* start Supplied material *

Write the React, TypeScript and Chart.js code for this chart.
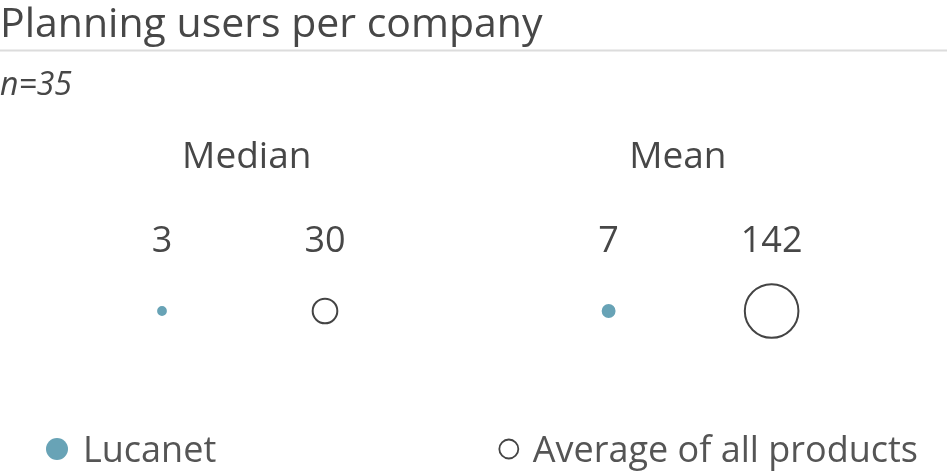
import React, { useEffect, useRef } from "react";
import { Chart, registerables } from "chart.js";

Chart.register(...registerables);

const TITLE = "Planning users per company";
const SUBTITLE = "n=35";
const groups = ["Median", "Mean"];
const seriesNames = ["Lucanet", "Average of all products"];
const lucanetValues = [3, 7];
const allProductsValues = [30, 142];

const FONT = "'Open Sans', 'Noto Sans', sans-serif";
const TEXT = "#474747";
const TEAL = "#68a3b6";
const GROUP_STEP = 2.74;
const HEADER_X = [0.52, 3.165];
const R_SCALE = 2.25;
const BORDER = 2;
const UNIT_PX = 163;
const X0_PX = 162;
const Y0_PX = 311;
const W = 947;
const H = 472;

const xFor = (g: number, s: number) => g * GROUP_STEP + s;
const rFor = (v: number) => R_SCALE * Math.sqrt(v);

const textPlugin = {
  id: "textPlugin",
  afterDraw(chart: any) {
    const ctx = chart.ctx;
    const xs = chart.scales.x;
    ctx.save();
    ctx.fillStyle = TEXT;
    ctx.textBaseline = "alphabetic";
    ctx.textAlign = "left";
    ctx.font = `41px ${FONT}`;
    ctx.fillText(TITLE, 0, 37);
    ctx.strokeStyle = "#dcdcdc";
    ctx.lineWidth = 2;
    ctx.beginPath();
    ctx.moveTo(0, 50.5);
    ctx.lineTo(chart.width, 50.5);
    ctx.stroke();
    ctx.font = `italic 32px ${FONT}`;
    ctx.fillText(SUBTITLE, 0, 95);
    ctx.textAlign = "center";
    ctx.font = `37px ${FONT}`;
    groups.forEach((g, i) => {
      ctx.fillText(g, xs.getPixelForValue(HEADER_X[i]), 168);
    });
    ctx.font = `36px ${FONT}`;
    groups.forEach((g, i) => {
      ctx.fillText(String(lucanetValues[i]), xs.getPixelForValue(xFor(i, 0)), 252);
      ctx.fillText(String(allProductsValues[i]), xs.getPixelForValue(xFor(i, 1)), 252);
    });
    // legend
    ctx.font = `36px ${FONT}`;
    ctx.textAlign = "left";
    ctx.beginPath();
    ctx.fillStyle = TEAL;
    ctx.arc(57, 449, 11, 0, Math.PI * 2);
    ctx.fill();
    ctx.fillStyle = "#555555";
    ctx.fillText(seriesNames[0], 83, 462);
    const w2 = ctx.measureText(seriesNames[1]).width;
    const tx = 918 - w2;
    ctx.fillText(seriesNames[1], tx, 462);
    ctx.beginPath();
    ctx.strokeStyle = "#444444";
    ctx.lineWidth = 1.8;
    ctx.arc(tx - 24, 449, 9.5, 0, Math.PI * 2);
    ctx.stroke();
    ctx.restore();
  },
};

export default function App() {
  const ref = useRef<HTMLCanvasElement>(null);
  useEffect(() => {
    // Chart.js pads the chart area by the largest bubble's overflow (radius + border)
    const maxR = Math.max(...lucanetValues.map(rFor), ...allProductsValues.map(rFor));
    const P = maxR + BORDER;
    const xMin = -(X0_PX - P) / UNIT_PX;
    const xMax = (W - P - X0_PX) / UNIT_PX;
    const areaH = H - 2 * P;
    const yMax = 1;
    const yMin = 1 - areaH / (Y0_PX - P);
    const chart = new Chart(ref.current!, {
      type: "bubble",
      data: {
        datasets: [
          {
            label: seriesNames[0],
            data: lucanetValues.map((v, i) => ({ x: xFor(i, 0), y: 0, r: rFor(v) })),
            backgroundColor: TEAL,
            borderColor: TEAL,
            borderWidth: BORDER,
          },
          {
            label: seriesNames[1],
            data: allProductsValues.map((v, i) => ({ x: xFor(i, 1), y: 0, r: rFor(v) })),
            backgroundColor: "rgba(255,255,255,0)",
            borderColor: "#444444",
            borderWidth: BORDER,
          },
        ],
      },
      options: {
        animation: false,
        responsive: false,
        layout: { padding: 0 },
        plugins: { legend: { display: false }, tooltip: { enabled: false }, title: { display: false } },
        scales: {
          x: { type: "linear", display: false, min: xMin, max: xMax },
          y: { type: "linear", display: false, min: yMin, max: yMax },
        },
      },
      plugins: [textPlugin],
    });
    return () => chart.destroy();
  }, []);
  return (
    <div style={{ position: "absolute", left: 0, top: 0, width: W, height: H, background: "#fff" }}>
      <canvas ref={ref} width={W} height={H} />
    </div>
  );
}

* end Supplied material *

__What you need to do__: In the copy, include no pictures; restate the listing above exactly.

__Exercise output__:
Write the React, TypeScript and Chart.js code for this chart.
import React, { useEffect, useRef } from "react";
import { Chart, registerables } from "chart.js";

Chart.register(...registerables);

const TITLE = "Planning users per company";
const SUBTITLE = "n=35";
const groups = ["Median", "Mean"];
const seriesNames = ["Lucanet", "Average of all products"];
const lucanetValues = [3, 7];
const allProductsValues = [30, 142];

const FONT = "'Open Sans', 'Noto Sans', sans-serif";
const TEXT = "#474747";
const TEAL = "#68a3b6";
const GROUP_STEP = 2.74;
const HEADER_X = [0.52, 3.165];
const R_SCALE = 2.25;
const BORDER = 2;
const UNIT_PX = 163;
const X0_PX = 162;
const Y0_PX = 311;
const W = 947;
const H = 472;

const xFor = (g: number, s: number) => g * GROUP_STEP + s;
const rFor = (v: number) => R_SCALE * Math.sqrt(v);

const textPlugin = {
  id: "textPlugin",
  afterDraw(chart: any) {
    const ctx = chart.ctx;
    const xs = chart.scales.x;
    ctx.save();
    ctx.fillStyle = TEXT;
    ctx.textBaseline = "alphabetic";
    ctx.textAlign = "left";
    ctx.font = `41px ${FONT}`;
    ctx.fillText(TITLE, 0, 37);
    ctx.strokeStyle = "#dcdcdc";
    ctx.lineWidth = 2;
    ctx.beginPath();
    ctx.moveTo(0, 50.5);
    ctx.lineTo(chart.width, 50.5);
    ctx.stroke();
    ctx.font = `italic 32px ${FONT}`;
    ctx.fillText(SUBTITLE, 0, 95);
    ctx.textAlign = "center";
    ctx.font = `37px ${FONT}`;
    groups.forEach((g, i) => {
      ctx.fillText(g, xs.getPixelForValue(HEADER_X[i]), 168);
    });
    ctx.font = `36px ${FONT}`;
    groups.forEach((g, i) => {
      ctx.fillText(String(lucanetValues[i]), xs.getPixelForValue(xFor(i, 0)), 252);
      ctx.fillText(String(allProductsValues[i]), xs.getPixelForValue(xFor(i, 1)), 252);
    });
    // legend
    ctx.font = `36px ${FONT}`;
    ctx.textAlign = "left";
    ctx.beginPath();
    ctx.fillStyle = TEAL;
    ctx.arc(57, 449, 11, 0, Math.PI * 2);
    ctx.fill();
    ctx.fillStyle = "#555555";
    ctx.fillText(seriesNames[0], 83, 462);
    const w2 = ctx.measureText(seriesNames[1]).width;
    const tx = 918 - w2;
    ctx.fillText(seriesNames[1], tx, 462);
    ctx.beginPath();
    ctx.strokeStyle = "#444444";
    ctx.lineWidth = 1.8;
    ctx.arc(tx - 24, 449, 9.5, 0, Math.PI * 2);
    ctx.stroke();
    ctx.restore();
  },
};

export default function App() {
  const ref = useRef<HTMLCanvasElement>(null);
  useEffect(() => {
    // Chart.js pads the chart area by the largest bubble's overflow (radius + border)
    const maxR = Math.max(...lucanetValues.map(rFor), ...allProductsValues.map(rFor));
    const P = maxR + BORDER;
    const xMin = -(X0_PX - P) / UNIT_PX;
    const xMax = (W - P - X0_PX) / UNIT_PX;
    const areaH = H - 2 * P;
    const yMax = 1;
    const yMin = 1 - areaH / (Y0_PX - P);
    const chart = new Chart(ref.current!, {
      type: "bubble",
      data: {
        datasets: [
          {
            label: seriesNames[0],
            data: lucanetValues.map((v, i) => ({ x: xFor(i, 0), y: 0, r: rFor(v) })),
            backgroundColor: TEAL,
            borderColor: TEAL,
            borderWidth: BORDER,
          },
          {
            label: seriesNames[1],
            data: allProductsValues.map((v, i) => ({ x: xFor(i, 1), y: 0, r: rFor(v) })),
            backgroundColor: "rgba(255,255,255,0)",
            borderColor: "#444444",
            borderWidth: BORDER,
          },
        ],
      },
      options: {
        animation: false,
        responsive: false,
        layout: { padding: 0 },
        plugins: { legend: { display: false }, tooltip: { enabled: false }, title: { display: false } },
        scales: {
          x: { type: "linear", display: false, min: xMin, max: xMax },
          y: { type: "linear", display: false, min: yMin, max: yMax },
        },
      },
      plugins: [textPlugin],
    });
    return () => chart.destroy();
  }, []);
  return (
    <div style={{ position: "absolute", left: 0, top: 0, width: W, height: H, background: "#fff" }}>
      <canvas ref={ref} width={W} height={H} />
    </div>
  );
}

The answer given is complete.